Kitap baştan sonra insanı alıp götürün, ruhunun, içinin sokaklarında gezdiren, her satırında ‘ben gerçekten kimim, benim neye ihtiyacım var’ sorularını sordurtan, ruha dokunan, bir ruhum varmış hissi uyandıran manidar bir muhabbetten oluşuyor. Kitabı elime aldım, son sayfasını okuyup bıraktığımdan bu yanaki o tesiri size aktaramıyorum ancak içimde çok güzel, çok derince bu tesiri hissedebiliyorum ve öncelikle bu iki güzel adama teşekkür ediyorum, Allah onlardan razı olsun...

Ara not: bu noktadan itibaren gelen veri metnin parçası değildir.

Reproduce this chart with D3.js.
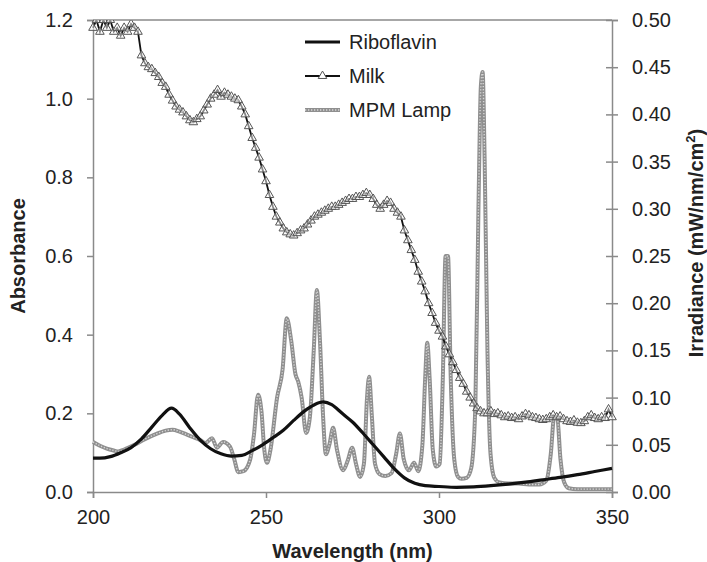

Kitapla beraber anlıyorsun ki; fıtrata aykırı yaşamak, benliğimize yaptığımız zulümdür. Ruhumuzu yavaş yavaş kanatarak, öldürmektir. Fıtratımızla tanışık olmadıkça bunu sürdürmektir, neye ihtiyacımız var farkında bile olmadan kendimizden ücra köşelerde hayat sürmektir... İnsan önce fıtratını tanımalı, sadece bedenden değil, bir ruhtan ibaret olduğunu kabul etmeli. Belki önce, en önce bununla başlamalı. İhtiyacımız var, fıtratımızla tanışık olmaya, ruhumuzun varlığını kabul ederek ruhumuzu doyurmaya, almaktan çok vermeye, tövbeye, duaya, Allah’a teslimiyete, O’nun istediği gibi bir yaşam sürmeye, Fabrika Ayarı’na dönmeye ihtiyacımız var...
Anlamlı bir hayatın peşindeysek, bu konuşmalara ihtiyacımız var... Anlam nerede onu bulmaya ihtiyacımız var.